EXERCISE REQUIREMENTS →
Include the line with "from matplotlib.lines import Line2D" and every line before it in the entries below, echoed exactly, but not the pictures.

(Figure scripts)
:::::
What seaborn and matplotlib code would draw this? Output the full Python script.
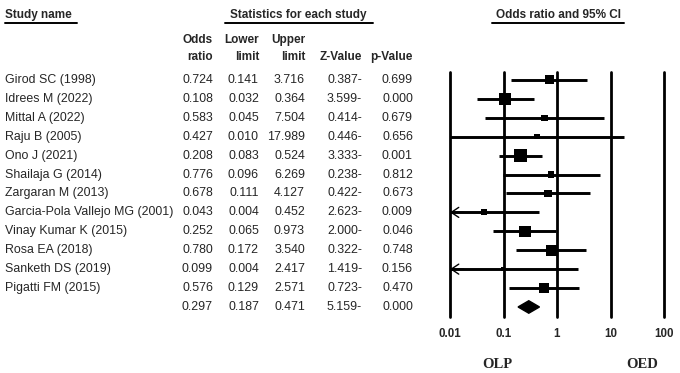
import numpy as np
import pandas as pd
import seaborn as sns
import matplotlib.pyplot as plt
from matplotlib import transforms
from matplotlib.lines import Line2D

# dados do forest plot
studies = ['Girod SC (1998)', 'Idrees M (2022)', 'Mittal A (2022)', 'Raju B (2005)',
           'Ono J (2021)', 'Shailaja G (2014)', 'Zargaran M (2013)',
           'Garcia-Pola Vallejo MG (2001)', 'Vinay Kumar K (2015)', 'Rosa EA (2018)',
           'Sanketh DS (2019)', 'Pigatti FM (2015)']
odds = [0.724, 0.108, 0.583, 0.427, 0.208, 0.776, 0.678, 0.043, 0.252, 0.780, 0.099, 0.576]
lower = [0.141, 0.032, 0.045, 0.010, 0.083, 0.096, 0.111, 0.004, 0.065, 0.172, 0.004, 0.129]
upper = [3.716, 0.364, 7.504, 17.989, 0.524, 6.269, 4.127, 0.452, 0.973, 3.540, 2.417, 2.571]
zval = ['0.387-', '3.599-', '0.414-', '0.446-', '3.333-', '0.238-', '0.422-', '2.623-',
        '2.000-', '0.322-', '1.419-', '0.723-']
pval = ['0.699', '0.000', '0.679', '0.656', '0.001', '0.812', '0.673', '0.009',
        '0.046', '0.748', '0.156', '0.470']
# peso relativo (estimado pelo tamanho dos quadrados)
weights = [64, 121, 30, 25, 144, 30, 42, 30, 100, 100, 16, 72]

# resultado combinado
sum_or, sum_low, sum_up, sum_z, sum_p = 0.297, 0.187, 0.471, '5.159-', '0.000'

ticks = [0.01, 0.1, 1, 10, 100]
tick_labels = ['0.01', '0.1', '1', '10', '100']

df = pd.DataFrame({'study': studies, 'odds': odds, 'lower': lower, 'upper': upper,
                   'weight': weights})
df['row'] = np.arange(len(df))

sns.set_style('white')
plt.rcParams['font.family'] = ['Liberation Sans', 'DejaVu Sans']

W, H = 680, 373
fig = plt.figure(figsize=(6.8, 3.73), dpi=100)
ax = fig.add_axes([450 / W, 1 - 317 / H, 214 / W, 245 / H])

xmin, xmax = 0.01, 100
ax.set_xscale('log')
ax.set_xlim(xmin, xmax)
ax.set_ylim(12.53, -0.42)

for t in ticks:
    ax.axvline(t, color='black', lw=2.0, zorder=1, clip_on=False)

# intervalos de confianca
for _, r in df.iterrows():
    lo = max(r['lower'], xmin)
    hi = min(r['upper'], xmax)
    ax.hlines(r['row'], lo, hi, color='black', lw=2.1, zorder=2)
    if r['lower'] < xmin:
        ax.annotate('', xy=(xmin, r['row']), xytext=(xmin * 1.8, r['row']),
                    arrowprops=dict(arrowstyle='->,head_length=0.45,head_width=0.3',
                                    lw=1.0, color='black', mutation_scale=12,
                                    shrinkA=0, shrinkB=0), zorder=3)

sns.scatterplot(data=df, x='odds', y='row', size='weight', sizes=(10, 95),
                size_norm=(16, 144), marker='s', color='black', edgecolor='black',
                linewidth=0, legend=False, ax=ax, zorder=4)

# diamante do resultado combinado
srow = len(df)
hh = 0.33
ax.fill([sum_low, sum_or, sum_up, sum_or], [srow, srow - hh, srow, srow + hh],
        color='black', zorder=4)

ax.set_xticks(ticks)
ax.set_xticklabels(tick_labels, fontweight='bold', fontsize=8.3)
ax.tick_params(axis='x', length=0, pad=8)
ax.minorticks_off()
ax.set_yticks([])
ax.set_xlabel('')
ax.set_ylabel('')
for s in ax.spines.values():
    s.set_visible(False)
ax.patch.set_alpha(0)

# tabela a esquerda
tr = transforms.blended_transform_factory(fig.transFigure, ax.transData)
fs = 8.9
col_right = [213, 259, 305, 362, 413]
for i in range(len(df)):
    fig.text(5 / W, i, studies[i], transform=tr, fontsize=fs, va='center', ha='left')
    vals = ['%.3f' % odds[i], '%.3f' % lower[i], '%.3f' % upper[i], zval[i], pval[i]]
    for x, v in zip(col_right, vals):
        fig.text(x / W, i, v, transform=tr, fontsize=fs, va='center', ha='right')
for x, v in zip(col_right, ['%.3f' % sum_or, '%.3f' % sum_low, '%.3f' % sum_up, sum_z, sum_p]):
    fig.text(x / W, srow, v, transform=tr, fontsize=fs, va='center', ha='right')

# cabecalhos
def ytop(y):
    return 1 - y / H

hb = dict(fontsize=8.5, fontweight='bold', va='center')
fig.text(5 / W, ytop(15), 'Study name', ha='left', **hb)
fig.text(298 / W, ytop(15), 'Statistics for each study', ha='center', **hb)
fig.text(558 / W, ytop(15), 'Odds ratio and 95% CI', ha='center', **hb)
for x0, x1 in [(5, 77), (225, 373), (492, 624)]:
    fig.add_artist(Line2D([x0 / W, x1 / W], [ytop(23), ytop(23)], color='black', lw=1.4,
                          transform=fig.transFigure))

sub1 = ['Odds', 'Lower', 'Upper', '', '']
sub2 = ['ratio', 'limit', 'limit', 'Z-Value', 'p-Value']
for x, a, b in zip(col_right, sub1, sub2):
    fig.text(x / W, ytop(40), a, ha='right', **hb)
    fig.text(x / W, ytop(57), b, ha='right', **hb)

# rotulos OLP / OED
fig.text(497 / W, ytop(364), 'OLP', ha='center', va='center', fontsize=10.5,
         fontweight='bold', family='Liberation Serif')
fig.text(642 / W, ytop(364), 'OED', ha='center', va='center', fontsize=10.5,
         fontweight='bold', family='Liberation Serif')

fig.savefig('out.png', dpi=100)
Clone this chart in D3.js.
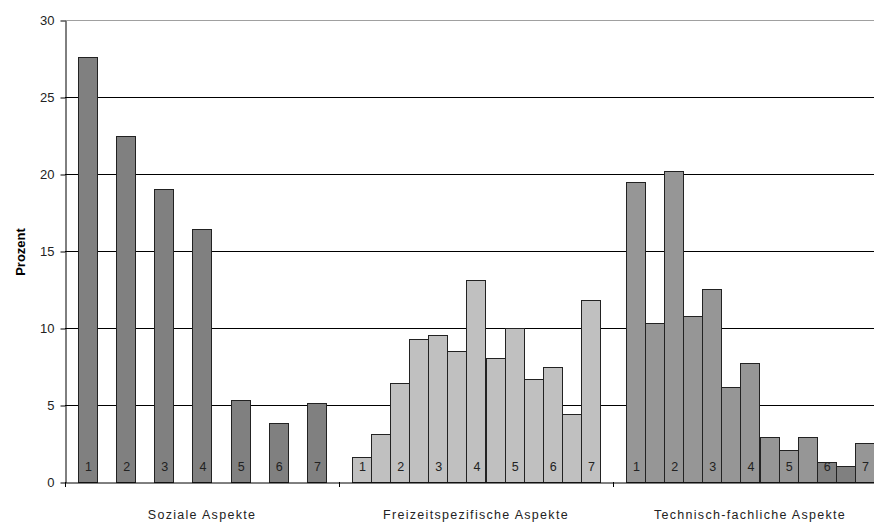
:::::
RESULT OF THIS EXERCISE →
What seaborn and matplotlib code would draw this? Output the full Python script.
import numpy as np
import pandas as pd
import seaborn as sns
import matplotlib.pyplot as plt
from matplotlib import transforms
from matplotlib.lines import Line2D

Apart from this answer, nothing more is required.